SYNGEd

A year in the life of a dot-com employee

And that was it. For weeks—even though I hoped the company might pull out of its nosedive—I had been taking my personal belongings home. It took just 10 minutes to collect the last of my crap, but it seemed longer, more confused—like I'd just been sucker punched at a bar and was trying to regain my bearings. I still couldn't get over the fact that I had just been fired on my one-year anniversary. I drank six apple martinis at Habana that afternoon, fully aware of the irony.

Days after that e-mail, the rumors started up again. There was still a strong bond among ex-employees; trauma will do that. My favorite rumor was that the final firings were a savvy move by management to clean house and start with a new, untainted staff. I believed it, especially because the CEO and Spicy went to see an investor in San Francisco the day after that final e-mail. The fact that the site was still functioning with a "Looking for Freelance Writers" posting added fuel to the rumors.
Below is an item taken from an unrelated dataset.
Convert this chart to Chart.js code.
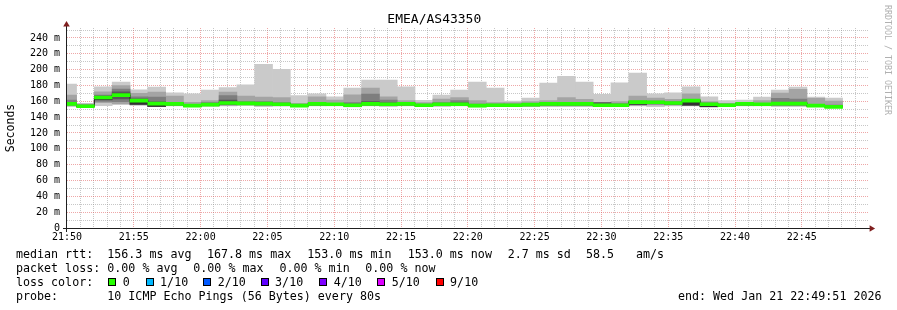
<!DOCTYPE html>
<html>
<head>
<meta charset="utf-8">
<script src="https://cdn.jsdelivr.net/npm/chart.js@4.4.1/dist/chart.umd.min.js"></script>
<style>
html,body{margin:0;padding:0;background:#fff;}
#wrap{position:relative;width:897px;height:310px;overflow:hidden;background:#fff;}
#c{position:absolute;left:0;top:0;}
.t{position:absolute;font-family:'DejaVu Sans Mono',monospace;font-size:11.66px;line-height:14px;white-space:pre;color:#000;}
.box{position:absolute;width:6px;height:6px;border:1px solid #000;}
#wm{position:absolute;left:883px;top:5px;font-family:'DejaVu Sans Mono',monospace;font-size:8.3px;line-height:10px;color:#b0b0b0;writing-mode:vertical-rl;white-space:pre;}
</style>
</head>
<body>
<div id="wrap">
<canvas id="c" width="897" height="310"></canvas>
<div id="wm">RRDTOOL / TOBI OETIKER</div>
</div>
<script>
// ---- data ----
const chartTitle = 'EMEA/AS43350';
// end time of each 80 s step
const sampleTimes = ['21:50:43','21:52:03','21:53:23','21:54:43','21:56:03','21:57:23','21:58:43','22:00:03','22:01:23','22:02:43',
  '22:04:03','22:05:23','22:06:43','22:08:03','22:09:23','22:10:43','22:12:03','22:13:23','22:14:43','22:16:03',
  '22:17:23','22:18:43','22:20:03','22:21:23','22:22:43','22:24:03','22:25:23','22:26:43','22:28:03','22:29:23',
  '22:30:43','22:32:03','22:33:23','22:34:43','22:36:03','22:37:23','22:38:43','22:40:03','22:41:23','22:42:43',
  '22:44:03','22:45:23','22:46:43','22:48:03'];
// sorted ping rtts (ms): outer smoke ... inner smoke, and median
const smokeMax = [181.7,157.5,178.3,184.2,174.6,177.9,170.8,169.6,174.2,177.5,180.8,206.7,200.4,167.1,169.6,165.8,176.7,186.7,186.7,178.3,161.3,167.9,174.2,184.2,176.7,160.4,164.2,182.9,191.7,184.2,168.8,183.3,195.8,169.6,170.8,178.3,165.8,160.8,161.7,165.4,174.2,177.9,165.4,164.2];
const hi2 = [167.9,156.5,172.1,180.0,170.0,171.7,166.7,158.8,160.8,171.7,166.7,165.4,164.6,157.5,165.8,161.7,168.3,176.7,165.8,160.8,158.3,162.9,164.6,160.8,158.3,158.3,159.6,160.8,164.6,162.5,158.8,159.6,166.7,164.2,162.5,169.6,159.6,157.5,158.8,160.8,170.4,175.0,163.8,160.4];
const hi3 = [161.7,155.5,167.9,175.4,165.8,165.4,158.5,156.0,158.5,167.1,159.6,159.6,158.3,156.0,158.3,157.5,158.3,169.2,161.7,158.3,156.5,158.3,160.8,156.5,156.5,156.5,157.5,158.3,158.3,158.3,158.6,157.0,160.4,160.4,159.6,162.5,158.0,156.5,157.5,157.5,163.8,162.9,155.8,155.4];
const hi4 = [158.5,155.0,166.5,172.1,163.0,159.5,157.5,155.5,157.0,161.7,158.5,158.5,157.0,155.5,157.5,157.0,156.5,159.6,158.0,157.5,155.8,157.0,158.0,155.8,155.8,155.8,156.5,157.5,157.5,157.5,158.2,156.0,160.0,159.6,158.5,162.0,157.5,156.0,157.4,157.0,158.3,158.3,155.2,154.5];
const hi5 = [157.3,154.4,165.4,169.6,161.4,157.7,157.3,155.2,156.4,158.5,158.1,157.7,156.8,155.2,157.3,156.8,155.6,157.3,156.8,157.3,155.6,156.8,156.8,155.2,155.6,155.6,156.4,157.3,157.3,157.3,155.6,155.6,159.6,159.3,158.5,161.4,156.9,155.6,157.3,156.8,157.7,157.7,155.1,153.9];
const median = [156.7,153.8,164.8,167.8,160.8,157.1,156.7,154.6,155.8,157.9,157.5,157.1,156.3,154.6,156.7,156.3,155.0,156.7,156.3,156.7,155.0,156.3,156.3,154.6,155.0,155.0,155.8,156.7,156.7,156.7,155.0,155.0,159.0,158.8,157.9,160.8,156.3,155.0,156.7,156.3,157.1,157.1,154.6,153.0];
const lo5 = [156.1,153.5,162.5,166.7,156.3,153.6,156.1,154.0,155.2,157.3,156.9,156.5,155.7,154.0,156.1,155.7,154.4,156.1,155.7,156.1,154.4,155.7,155.7,154.0,154.4,154.4,155.2,156.1,156.1,156.1,154.4,154.4,156.3,158.2,157.3,155.4,153.3,154.4,156.1,155.7,156.5,156.5,154.0,152.9];
const lo4 = [155.8,153.4,161.7,163.0,156.0,153.5,155.5,153.9,154.8,156.0,156.5,156.0,155.5,154.0,155.5,155.5,154.2,155.5,155.5,155.5,154.2,155.5,155.5,153.8,154.2,154.2,154.8,155.5,155.5,155.5,154.2,154.2,156.0,157.5,156.5,155.0,153.2,154.2,155.5,155.5,155.5,155.5,153.9,152.8];
const lo3 = [155.2,153.3,160.0,159.6,155.8,153.4,155.0,153.8,154.5,155.5,156.0,155.0,155.0,153.8,155.0,155.0,153.8,155.0,155.0,155.0,153.8,155.0,155.0,153.5,153.8,153.8,154.2,154.8,154.8,154.8,153.8,153.8,155.5,156.5,155.8,154.8,153.1,153.8,155.0,155.0,155.0,155.0,153.8,152.7];
const lo2 = [154.6,153.2,158.3,157.0,155.5,153.3,154.6,153.5,154.2,155.0,155.5,154.5,154.5,153.5,154.6,154.6,153.5,154.6,154.6,154.6,153.5,154.5,154.6,153.2,153.5,153.5,153.8,154.2,154.2,154.2,153.5,153.5,155.0,155.5,155.0,154.5,153.0,153.5,154.6,154.6,154.6,154.6,153.5,152.6];
const smokeMin = [153.3,153.0,154.6,155.8,155.0,153.2,154.2,153.3,153.8,154.2,154.6,153.3,153.8,153.3,154.2,154.2,153.0,154.2,153.3,154.2,153.3,153.3,154.2,152.9,153.3,153.3,153.3,153.3,153.3,153.3,153.3,153.3,154.2,153.3,154.2,154.2,153.0,153.3,154.2,154.2,153.3,153.3,153.3,152.5];

const timeLabels = ['21:50','21:55','22:00','22:05','22:10','22:15','22:20','22:25','22:30','22:35','22:40','22:45'];
const axisStart = '21:50:00';
const axisSpanSec = 3600;
const stepSec = 80;
const yMaxMs = 252.6;

const lossLabels = ['0','1/10','2/10','3/10','4/10','5/10','9/10'];
const lossColors = ['#26ff00','#00b8ff','#0059ff','#5e00ff','#7e00ff','#dd00ff','#ff0000'];

const statsMedian = ['156.3 ms avg','167.8 ms max','153.0 ms min','153.0 ms now','2.7 ms sd','58.5','am/s'];
const statsLoss = ['0.00 % avg','0.00 % max','0.00 % min','0.00 % now'];
const probeText = '10 ICMP Echo Pings (56 Bytes) every 80s';
const endText = 'end: Wed Jan 21 22:49:51 2026';

// ---- helpers / styles ----
const MONO = "'DejaVu Sans Mono', monospace";
function toSec(s){ const p = s.split(':').map(Number); return p[0]*3600 + p[1]*60 + (p[2]||0); }
const t0 = toSec(axisStart);
const centers = sampleTimes.map(s => toSec(s) - t0 - stepSec/2);

const SMOKE = ['#cacaca','#a4a4a4','#7e7e7e','#585858','#323232'];
const GRID = 'rgba(143,143,143,0.5)';
const MGRID = 'rgba(222,79,79,0.5)';
const NONE = 'rgba(0,0,0,0)';

const datasets = [];
[[smokeMin, smokeMax],[lo2,hi2],[lo3,hi3],[lo4,hi4],[lo5,hi5]].forEach((pair, k) => {
  const lo = pair[0], hi = pair[1];
  datasets.push({
    type: 'bar', label: 'smoke ' + (k+1), xAxisID: 'x', yAxisID: 'y',
    data: lo.map((v,i) => ({x: centers[i], y: [v, hi[i]]})),
    backgroundColor: SMOKE[k], borderWidth: 0, grouped: false,
    barPercentage: 1, categoryPercentage: 1, clip: 0, order: 10 - k
  });
});
datasets.push({
  type: 'line', label: 'median line', xAxisID: 'x', yAxisID: 'y',
  data: median.map((v,i) => ({x: centers[i], y: v})),
  borderColor: '#202020', borderWidth: 1, pointRadius: 0, stepped: 'middle', order: 2
});
const medHalf = 1.9; // half thickness of the loss-coloured median band
datasets.push({
  type: 'bar', label: 'median rtt', xAxisID: 'x', yAxisID: 'y',
  data: median.map((v,i) => ({x: centers[i], y: [v - medHalf, v + medHalf]})),
  backgroundColor: lossColors[0], borderWidth: 0, grouped: false,
  barPercentage: 1, categoryPercentage: 1, clip: 0, order: 1
});

const axesPlugin = {
  id: 'rrdAxes',
  afterDraw(chart){
    const ctx = chart.ctx, a = chart.chartArea;
    const L = Math.round(a.left), B = Math.round(a.bottom), R = a.right, T = Math.round(a.top);
    ctx.save();
    ctx.fillStyle = '#1f1f1f';
    ctx.fillRect(L - 1, T - 2, 1, B - T + 6);
    ctx.fillRect(L - 4, B, R - L + 6, 1);
    ctx.fillStyle = '#801f1f';
    ctx.beginPath();
    ctx.moveTo(L - 0.5, T - 7); ctx.lineTo(L - 3.8, T - 1.5); ctx.lineTo(L + 2.8, T - 1.5); ctx.closePath(); ctx.fill();
    ctx.beginPath();
    ctx.moveTo(R + 6.5, B + 0.5); ctx.lineTo(R + 1, B - 2.8); ctx.lineTo(R + 1, B + 3.8); ctx.closePath(); ctx.fill();
    ctx.restore();
  }
};

new Chart(document.getElementById('c'), {
  type: 'bar',
  data: { datasets },
  plugins: [axesPlugin],
  options: {
    responsive: false, animation: false, devicePixelRatio: 1,
    layout: { padding: { left: 0, right: 28.4, top: 0, bottom: 0 } },
    plugins: {
      legend: { display: false },
      tooltip: { enabled: false },
      title: { display: true, text: chartTitle, color: '#000',
        font: { family: MONO, size: 13, weight: 'normal' }, padding: { top: 12, bottom: 0.4 } }
    },
    scales: {
      x: {
        type: 'linear', position: 'bottom', min: 0, max: axisSpanSec, offset: false, z: 1,
        grid: { offset: false, drawTicks: false, lineWidth: 1,
          color: c => { const v = c.tick ? c.tick.value : 0; if (v <= 0 || v >= axisSpanSec) return NONE; return MGRID; } },
        border: { display: false, dash: [1,1] },
        ticks: { stepSize: 300, autoSkip: false, maxRotation: 0, minRotation: 0, maxTicksLimit: 1000,
          padding: 3, color: '#000', font: { family: MONO, size: 10 },
          callback: v => (v % 300 === 0 && v/300 < timeLabels.length) ? timeLabels[v/300] : '' },
        afterFit: s => { s.height = 82; }
      },
      // minute grid only (own axis so bar widths follow the 80 s samples)
      xMinor: {
        type: 'linear', position: 'bottom', min: 0, max: axisSpanSec, offset: false, z: 1,
        grid: { offset: false, drawTicks: false, lineWidth: 1,
          color: c => { const v = c.tick ? c.tick.value : 0; if (v <= 0 || v >= axisSpanSec || v % 300 === 0) return NONE; return GRID; } },
        border: { display: false, dash: [1,1] },
        ticks: { display: false, stepSize: 60, autoSkip: false, maxTicksLimit: 1000 },
        afterFit: s => { s.height = 0; }
      },
      y: {
        type: 'linear', min: 0, max: yMaxMs, z: 1,
        grid: { drawTicks: false, lineWidth: 1,
          color: c => { const v = c.tick ? c.tick.value : 0; if (v <= 0) return NONE; return v % 20 === 0 ? MGRID : GRID; } },
        border: { display: false, dash: [1,1] },
        ticks: { stepSize: 10, includeBounds: false, maxTicksLimit: 1000, autoSkip: false,
          padding: 7, color: '#000', font: { family: MONO, size: 10 },
          callback: v => v % 20 === 0 ? (v === 0 ? '0' : v + ' m') : '' },
        title: { display: true, text: 'Seconds', color: '#000',
          font: { family: MONO, size: 11.5 }, padding: { top: 4.4, bottom: 0 } },
        afterFit: s => { s.width = 67; }
      }
    }
  }
});

// ---- text legend below the graph ----
const wrap = document.getElementById('wrap');
function txt(x, y, s){ const d = document.createElement('div'); d.className = 't'; d.style.left = x + 'px'; d.style.top = y + 'px'; d.textContent = s; wrap.appendChild(d); return d; }
const rowTop = [246.7, 261.3, 275.3, 289];
txt(16, rowTop[0], 'median rtt:');
[107.3, 207, 307.3, 407.7, 507.7, 586, 636].forEach((x,i) => txt(x, rowTop[0], statsMedian[i]));
txt(16, rowTop[1], 'packet loss:');
[107.3, 193.3, 279.5, 365.3].forEach((x,i) => txt(x, rowTop[1], statsLoss[i]));
txt(16, rowTop[2], 'loss color:');
[108.3, 145.7, 203.3, 260.7, 319.3, 377.3, 435.7].forEach((x,i) => {
  const b = document.createElement('div'); b.className = 'box';
  b.style.left = x + 'px'; b.style.top = '278.3px'; b.style.background = lossColors[i];
  wrap.appendChild(b);
  txt(x + 14.4, rowTop[2], lossLabels[i]);
});
txt(16, rowTop[3], 'probe:');
txt(107.3, rowTop[3], probeText);
const e = txt(0, rowTop[3], endText); e.style.left = 'auto'; e.style.right = '15.5px';
</script>
</body>
</html>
But they were just that: rumors. A month later, the company's URL no longer brought up Synge's Java-heavy homepage. Dialing the office phone number resulted in a recording of that familiar canned operator's voice saying the number has been disconnected. Those final checks we were promised never came, and they most likely never will. In a recent e-mail, our former CEO said he was liquidating the remains of Synge's offices—any money left over after he paid off the creditors would be used for our final checks.

With everything that happened in those 365 days, that last e-mail still makes me laugh hardest during the ex-Synge employee reunions at Habana. That and the fact that for a moment, I believed it.